Patron de cette dernière créée il y a juste un an, Benoît Lange, informaticien, dit : “On a construit une première solution qui permet de capter les données pour nourrir notre modèle d’intelligence artificielle qui détecte, grâce à un réseau de plusieurs centaines de milliers de neurones artificiels, le frelon à 99 % et fait la différence avec les abeilles. Nourri de données qu’on lui apporte, le système est capable de reconnaître physiquement exactement un frelon asiatique.”

Et “Pour cela, nous avions installé un piège factice au dessus d’une ruche témoin fréquentée l’an dernier par le frelon asiatique et à chaque fois qu’un frelon se présentait, on le prenait en vidéo ; c’est ce qui a nourri notre base de données. On a aussi ajouter des images.
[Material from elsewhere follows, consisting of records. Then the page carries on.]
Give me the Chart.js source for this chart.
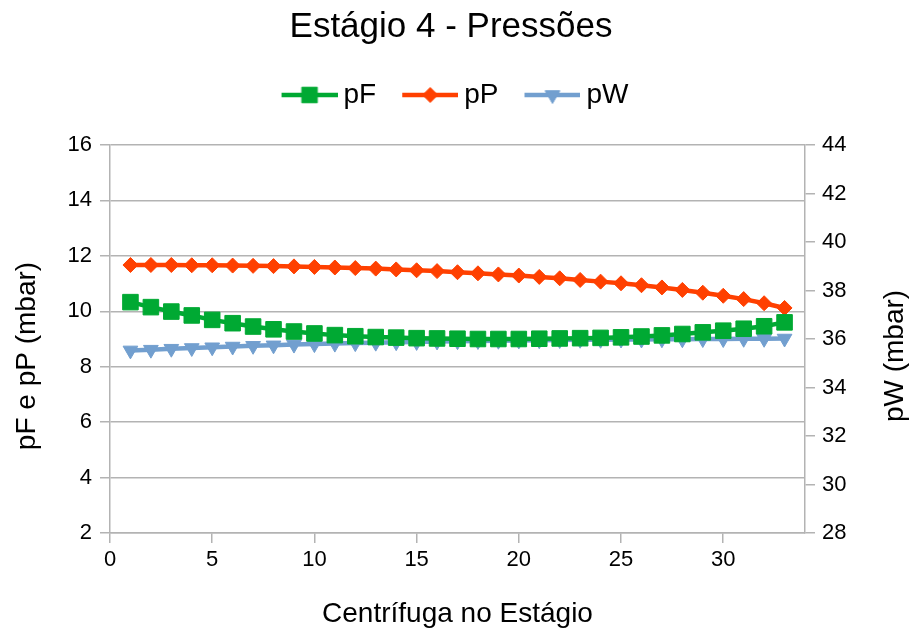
<!DOCTYPE html>
<html>
<head>
<meta charset="utf-8">
<title>Estágio 4 - Pressões</title>
<script src="https://cdn.jsdelivr.net/npm/chart.js@4.4.0/dist/chart.umd.min.js"></script>
<style>
	html, body { margin: 0; padding: 0; background: #fff; }
	#wrap { width: 910px; height: 637px; }
</style>
</head>
<body>
<div id="wrap"><canvas id="pressoes" width="910" height="637"></canvas></div>
<script>
// stage number of each centrifuge
const stages = [1, 2, 3, 4, 5, 6, 7, 8, 9, 10, 11, 12, 13, 14, 15, 16, 17,
	18, 19, 20, 21, 22, 23, 24, 25, 26, 27, 28, 29, 30, 31, 32, 33];

// pressures in mbar
const pF = [10.33, 10.15, 9.99, 9.85, 9.69, 9.57, 9.45, 9.35, 9.27, 9.20, 9.14,
	9.10, 9.07, 9.05, 9.03, 9.02, 9.01, 9.00, 9.00, 9.00, 9.01, 9.02,
	9.03, 9.04, 9.06, 9.09, 9.13, 9.18, 9.24, 9.30, 9.37, 9.46, 9.60];
const pP = [11.67, 11.67, 11.67, 11.66, 11.66, 11.65, 11.64, 11.63, 11.62, 11.60, 11.58,
	11.56, 11.54, 11.51, 11.48, 11.45, 11.41, 11.37, 11.33, 11.29, 11.24, 11.19,
	11.13, 11.07, 11.01, 10.94, 10.86, 10.77, 10.67, 10.56, 10.44, 10.29, 10.12];
const pW = [35.53, 35.56, 35.60, 35.63, 35.66, 35.69, 35.72, 35.74, 35.77, 35.79, 35.81,
	35.83, 35.85, 35.87, 35.88, 35.90, 35.91, 35.92, 35.93, 35.94, 35.95, 35.96,
	35.97, 35.97, 35.98, 35.98, 35.99, 35.99, 36.00, 36.00, 36.01, 36.01, 36.02];

// axis ticks
const xTicks = [0, 5, 10, 15, 20, 25, 30];
const xMax = 34;
const leftTicks = [2, 4, 6, 8, 10, 12, 14, 16];
const rightTicks = [28, 30, 32, 34, 36, 38, 40, 42, 44];

const GREEN = "#00a933";
const RED = "#ff4000";
const BLUE = "#729fcf";
const GRID = "#b3b3b3";
const FONT = '"Liberation Sans", Arial, sans-serif';

Chart.defaults.font.family = FONT;
Chart.defaults.color = "#000";

const toPoints = (ys) => stages.map((s, i) => ({ x: s, y: ys[i] }));

const markers = [
	{ pointStyle: "rect", pointRadius: 11, pointRotation: 0 },
	{ pointStyle: "rectRot", pointRadius: 7.5, pointRotation: 0 },
	{ pointStyle: "triangle", pointRadius: 8.5, pointRotation: 180 }
];

// legend swatch: a short line with the marker in the middle
function legendIcon(color, m) {
	const c = document.createElement("canvas");
	c.width = 72;
	c.height = 26;
	const ctx = c.getContext("2d");
	ctx.strokeStyle = color;
	ctx.fillStyle = color;
	ctx.lineWidth = 4.5;
	ctx.beginPath();
	ctx.moveTo(16, 13);
	ctx.lineTo(72, 13);
	ctx.stroke();
	ctx.lineWidth = 1;
	Chart.helpers.drawPoint(ctx, {
		pointStyle: m.pointStyle, radius: m.pointRadius, rotation: m.pointRotation, borderWidth: 1
	}, 44, 13);
	return c;
}

function series(label, data, color, m, axis) {
	return {
		label,
		data: toPoints(data),
		yAxisID: axis,
		borderColor: color,
		backgroundColor: color,
		borderWidth: 4.5,
		tension: 0,
		pointBackgroundColor: color,
		pointBorderColor: color,
		pointBorderWidth: 1,
		...m
	};
}

const datasets = [
	series("pF", pF, GREEN, markers[0], "y"),
	series("pP", pP, RED, markers[1], "y"),
	series("pW", pW, BLUE, markers[2], "y1")
];
const icons = datasets.map((d, i) => legendIcon(d.borderColor, markers[i]));

// extra room between the legend and the plot
const legendGap = {
	id: "legendGap",
	beforeInit(chart) {
		const fit = chart.legend.fit;
		chart.legend.fit = function () {
			fit.call(this);
			this.height += 26;
		};
	}
};

// vertical axis titles, both reading bottom to top
const sideTitles = {
	id: "sideTitles",
	afterDraw(chart) {
		const { ctx, chartArea } = chart;
		const midY = (chartArea.top + chartArea.bottom) / 2 + 17;
		ctx.save();
		ctx.font = "28px " + FONT;
		ctx.fillStyle = "#000";
		ctx.textAlign = "center";
		ctx.textBaseline = "middle";
		[["pF e pP (mbar)", 27], ["pW (mbar)", 895]].forEach(([text, x]) => {
			ctx.save();
			ctx.translate(x, midY);
			ctx.rotate(-Math.PI / 2);
			ctx.fillText(text, 0, 0);
			ctx.restore();
		});
		ctx.restore();
	}
};

const axisGrid = (onChart) => ({
	display: true,
	drawOnChartArea: onChart,
	drawTicks: true,
	tickLength: 10,
	color: GRID,
	tickColor: GRID,
	lineWidth: 1.5
});
const axisBorder = { display: true, color: GRID, width: 1.5 };

new Chart(document.getElementById("pressoes"), {
	type: "line",
	data: { datasets },
	options: {
		responsive: false,
		animation: false,
		layout: { padding: { left: 0, right: 8, top: 0, bottom: 0 } },
		plugins: {
			title: {
				display: true,
				text: "Estágio 4 - Pressões",
				font: { size: 35, weight: "normal" },
				color: "#000",
				padding: { top: 6, bottom: 15 }
			},
			legend: {
				display: true,
				labels: {
					usePointStyle: true,
					pointStyleWidth: 56,
					padding: 18,
					font: { size: 28 },
					color: "#000",
					generateLabels(chart) {
						const items = Chart.defaults.plugins.legend.labels.generateLabels(chart);
						items.forEach((it, i) => {
							it.pointStyle = icons[i];
							it.rotation = 0;
						});
						return items;
					}
				}
			},
			tooltip: { enabled: false }
		},
		scales: {
			x: {
				type: "linear",
				min: 0,
				max: xMax,
				afterBuildTicks: (s) => { s.ticks = xTicks.map((v) => ({ value: v })); },
				afterFit: (s) => { s.height = 104; },
				ticks: { padding: 4, font: { size: 22 }, color: "#000" },
				grid: axisGrid(false),
				border: axisBorder,
				title: {
					display: true,
					text: "Centrífuga no Estágio",
					font: { size: 28 },
					color: "#000",
					padding: { top: 0, bottom: 6 }
				}
			},
			y: {
				type: "linear",
				position: "left",
				min: leftTicks[0],
				max: leftTicks[leftTicks.length - 1],
				afterBuildTicks: (s) => { s.ticks = leftTicks.map((v) => ({ value: v })); },
				afterFit: (s) => { s.width = 110; },
				ticks: { padding: 8, font: { size: 22 }, color: "#000" },
				grid: axisGrid(true),
				border: axisBorder
			},
			y1: {
				type: "linear",
				position: "right",
				min: rightTicks[0],
				max: rightTicks[rightTicks.length - 1],
				afterBuildTicks: (s) => { s.ticks = rightTicks.map((v) => ({ value: v })); },
				afterFit: (s) => { s.width = 97; },
				ticks: { padding: 7, font: { size: 22 }, color: "#000" },
				grid: axisGrid(false),
				border: axisBorder
			}
		}
	},
	plugins: [legendGap, sideTitles]
});
</script>
</body>
</html>
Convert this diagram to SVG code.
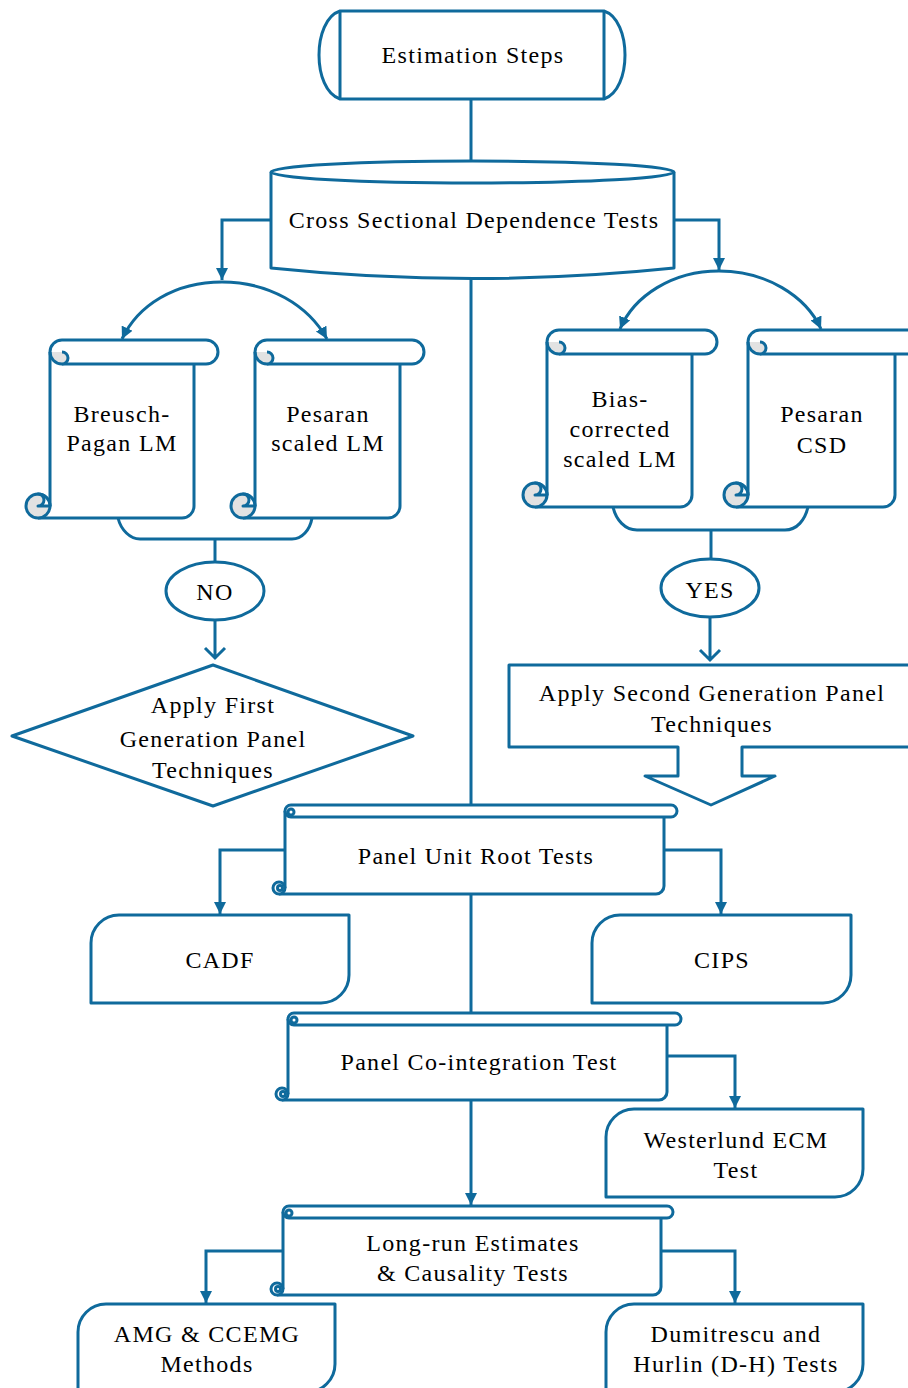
<svg xmlns="http://www.w3.org/2000/svg" width="908" height="1388" viewBox="0 0 908 1388">
<defs>
<style>
.s{fill:none;stroke:#0f6a9c;stroke-width:3;stroke-linejoin:round}
.w{fill:#fff;stroke:#0f6a9c;stroke-width:3;stroke-linejoin:round}
.g{fill:#e2e2e2;stroke:#0f6a9c;stroke-width:3}
.gf{fill:#e2e2e2;stroke:none}
.c{fill:none;stroke:#0f6a9c;stroke-width:3}
.a{fill:none;stroke:#0f6a9c;stroke-width:3;marker-end:url(#ah)}
text{font-family:"Liberation Serif","Times New Roman",serif;font-size:24px;fill:#000;text-anchor:middle;letter-spacing:1.3px}
</style>
<marker id="ah" viewBox="0 0 12 14" refX="12" refY="7" markerWidth="12" markerHeight="14" markerUnits="userSpaceOnUse" orient="auto">
<path d="M0,1 L12,7 L0,13 Z" fill="#0f6a9c"/>
</marker>
</defs>
<rect width="908" height="1388" fill="#fff"/>

<g id="connectors">
<path class="c" d="M471,99 V161"/>
<path class="a" d="M271,220 H222 V280"/>
<path class="a" d="M674,220 H719 V270"/>
<path class="a" d="M222,282 C175,282 138,305 122,339"/>
<path class="a" d="M222,282 C269,282 308,305 327,339"/>
<path class="a" d="M719,271 C672,271 634,296 620,329"/>
<path class="a" d="M719,271 C766,271 806,296 821,329"/>
<path class="c" d="M471,278 V806"/>
<path class="c" d="M215,539 V563"/>
<path class="c" d="M711,530 V559"/>
<path class="c" d="M215,620 V658 M205,648 L215,658 L225,648"/>
<path class="c" d="M710,617 V660 M700,650 L710,660 L720,650"/>
<path class="a" d="M285,850 H220 V914"/>
<path class="a" d="M664,850 H721 V914"/>
<path class="c" d="M471,894 V1013"/>
<path class="a" d="M667,1056 H735 V1108"/>
<path class="a" d="M471,1100 V1205"/>
<path class="a" d="M283,1251 H206 V1303"/>
<path class="a" d="M661,1251 H735 V1303"/>
</g>

<g id="estimation-steps">
<path class="w" d="M340,11 H604 C632,20 632,90 604,99 H340 C312,90 312,20 340,11 Z"/>
<path class="s" d="M340,11 V99 M604,11 V99"/>
<text x="473" y="63">Estimation Steps</text>
</g>

<g id="cross-sectional">
<path class="w" d="M271,172 V268 Q472.5,289 674,268 V172"/>
<ellipse class="w" cx="472.5" cy="172" rx="201.5" ry="11"/>
<text x="474" y="228">Cross Sectional Dependence Tests</text>
</g>

<g id="breusch-pagan">
<path class="s" d="M50,352 A12,12 0 0 1 62,340 H206 A12,12 0 0 1 206,364 H62"/>
<path class="gf" d="M50,352 A12,12 0 0 0 62,364 A6,6 0 0 0 62,352 Z"/>
<path class="s" d="M50,352 A12,12 0 0 0 62,364 A6,6 0 0 0 62,352"/>
<path class="s" d="M50,352 V506 M194,364 V506 A12,12 0 0 1 182,518 H38"/>
<circle class="g" cx="38" cy="506" r="12"/>
<path class="w" d="M38,506 A6,6 0 0 0 38,494 A12,12 0 0 1 50,506 Z"/>
<text x="122" y="422">Breusch-</text>
<text x="122" y="451">Pagan LM</text>
</g>

<g id="pesaran-scaled">
<path class="s" d="M255,352 A12,12 0 0 1 267,340 H412 A12,12 0 0 1 412,364 H267"/>
<path class="gf" d="M255,352 A12,12 0 0 0 267,364 A6,6 0 0 0 267,352 Z"/>
<path class="s" d="M255,352 A12,12 0 0 0 267,364 A6,6 0 0 0 267,352"/>
<path class="s" d="M255,352 V506 M400,364 V506 A12,12 0 0 1 388,518 H243"/>
<circle class="g" cx="243" cy="506" r="12"/>
<path class="w" d="M243,506 A6,6 0 0 0 243,494 A12,12 0 0 1 255,506 Z"/>
<text x="328" y="422">Pesaran</text>
<text x="328" y="451">scaled LM</text>
</g>

<g id="bracket-left">
<path class="s" d="M118,518 C121,530 130,539 140,539 H292 C302,539 310,530 312,518"/>
</g>

<g id="bias-corrected">
<path class="s" d="M547,342 A12,12 0 0 1 559,330 H705 A12,12 0 0 1 705,354 H559"/>
<path class="gf" d="M547,342 A12,12 0 0 0 559,354 A6,6 0 0 0 559,342 Z"/>
<path class="s" d="M547,342 A12,12 0 0 0 559,354 A6,6 0 0 0 559,342"/>
<path class="s" d="M547,342 V495 M692,354 V495 A12,12 0 0 1 680,507 H535"/>
<circle class="g" cx="535" cy="495" r="12"/>
<path class="w" d="M535,495 A6,6 0 0 0 535,483 A12,12 0 0 1 547,495 Z"/>
<text x="620" y="407">Bias-</text>
<text x="620" y="437">corrected</text>
<text x="620" y="467">scaled LM</text>
</g>

<g id="pesaran-csd">
<path class="s" d="M748,342 A12,12 0 0 1 760,330 H907 A12,12 0 0 1 907,354 H760"/>
<path class="gf" d="M748,342 A12,12 0 0 0 760,354 A6,6 0 0 0 760,342 Z"/>
<path class="s" d="M748,342 A12,12 0 0 0 760,354 A6,6 0 0 0 760,342"/>
<path class="s" d="M748,342 V495 M895,354 V495 A12,12 0 0 1 883,507 H736"/>
<circle class="g" cx="736" cy="495" r="12"/>
<path class="w" d="M736,495 A6,6 0 0 0 736,483 A12,12 0 0 1 748,495 Z"/>
<text x="822" y="422">Pesaran</text>
<text x="822" y="453">CSD</text>
</g>

<g id="bracket-right">
<path class="s" d="M613,507 C616,520 625,530 637,530 H785 C797,530 805,520 808,507"/>
</g>

<g id="no">
<ellipse class="w" cx="215" cy="591" rx="49" ry="29"/>
<text x="215" y="600">NO</text>
</g>

<g id="yes">
<ellipse class="w" cx="710" cy="588" rx="49" ry="29"/>
<text x="710" y="598">YES</text>
</g>

<g id="first-generation">
<polygon class="w" points="213,665 413,736 213,806 12,736"/>
<text x="213" y="713">Apply First</text>
<text x="213" y="747">Generation Panel</text>
<text x="213" y="778">Techniques</text>
</g>

<g id="second-generation">
<path class="w" d="M915,665 H509 V747 H678 V776 H645 L711,805 L775,776 H742 V747 H915"/>
<text x="712" y="701">Apply Second Generation Panel</text>
<text x="712" y="732">Techniques</text>
</g>

<g id="panel-unit-root">
<path class="w" d="M285,811 V888 H664 V817 H285 Z" style="stroke:none"/>
<path class="s" d="M285,811 A6,6 0 0 1 291,805 H671 A6,6 0 0 1 671,817 H291"/>
<path class="s" d="M291,817 A6,6 0 0 1 285,811"/>
<circle class="s" cx="291" cy="812" r="3"/>
<path class="s" d="M285,811 V888 M664,817 V886 A8,8 0 0 1 656,894 H279"/>
<circle class="w" cx="279" cy="888" r="6"/>
<circle class="s" cx="280" cy="888" r="2.5"/>
<text x="476" y="864">Panel Unit Root Tests</text>
</g>

<g id="cadf">
<path class="w" d="M119,915 H349 V975 A28,28 0 0 1 321,1003 H91 V943 A28,28 0 0 1 119,915 Z"/>
<text x="220" y="968">CADF</text>
</g>

<g id="cips">
<path class="w" d="M620,915 H851 V975 A28,28 0 0 1 823,1003 H592 V943 A28,28 0 0 1 620,915 Z"/>
<text x="722" y="968">CIPS</text>
</g>

<g id="panel-cointegration">
<path class="s" d="M288,1019 A6,6 0 0 1 294,1013 H675 A6,6 0 0 1 675,1025 H294"/>
<path class="s" d="M294,1025 A6,6 0 0 1 288,1019"/>
<circle class="s" cx="294" cy="1020" r="3"/>
<path class="s" d="M288,1019 V1094 M667,1025 V1092 A8,8 0 0 1 659,1100 H282"/>
<circle class="w" cx="282" cy="1094" r="6"/>
<circle class="s" cx="283" cy="1094" r="2.5"/>
<text x="479" y="1070">Panel Co-integration Test</text>
</g>

<g id="westerlund">
<path class="w" d="M634,1109 H863 V1169 A28,28 0 0 1 835,1197 H606 V1137 A28,28 0 0 1 634,1109 Z"/>
<text x="736" y="1148">Westerlund ECM</text>
<text x="736" y="1178">Test</text>
</g>

<g id="long-run">
<path class="s" d="M283,1212 A6,6 0 0 1 289,1206 H667 A6,6 0 0 1 667,1218 H289"/>
<path class="s" d="M289,1218 A6,6 0 0 1 283,1212"/>
<circle class="s" cx="289" cy="1213" r="3"/>
<path class="s" d="M283,1212 V1289 M661,1218 V1287 A8,8 0 0 1 653,1295 H277"/>
<circle class="w" cx="277" cy="1289" r="6"/>
<circle class="s" cx="278" cy="1289" r="2.5"/>
<text x="473" y="1251">Long-run Estimates</text>
<text x="473" y="1281">&amp; Causality Tests</text>
</g>

<g id="amg">
<path class="w" d="M106,1304 H335 V1364 A28,28 0 0 1 307,1392 H78 V1332 A28,28 0 0 1 106,1304 Z"/>
<text x="207" y="1342">AMG &amp; CCEMG</text>
<text x="207" y="1372">Methods</text>
</g>

<g id="dumitrescu">
<path class="w" d="M634,1304 H863 V1364 A28,28 0 0 1 835,1392 H606 V1332 A28,28 0 0 1 634,1304 Z"/>
<text x="736" y="1342">Dumitrescu and</text>
<text x="736" y="1372">Hurlin (D-H) Tests</text>
</g>
</svg>
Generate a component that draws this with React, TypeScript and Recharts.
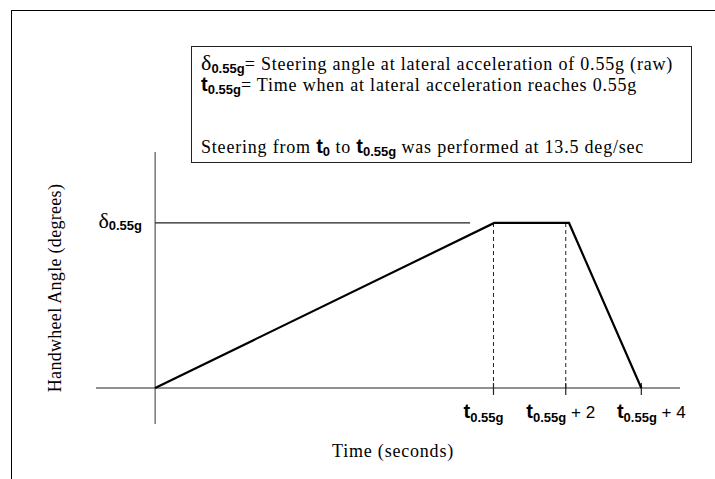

L’idée est de faire passer cette solution sur un système embarqué et totalement autonome”.

Protection des oiseaux et serveurs d’assurance

Outre cette détection de frelons, Data Terrae travaille également sur la capacité de l’IA à équiper des éoliennes d’un système de reconnaissance et de protection des oiseaux. Faucon, vautour, etc. seront instantanément reconnus, et si c’est le cas on peut éteindre l’éolienne. “Nous avons un autre projet : de la détection sur les systèmes d’information, sur les serveurs d’une assurance. L’idée derrière c’est de détecter les comportements à problèmes, des gens qui ont fait des mauvais codes ou ceux qui utilisent mal des applications.”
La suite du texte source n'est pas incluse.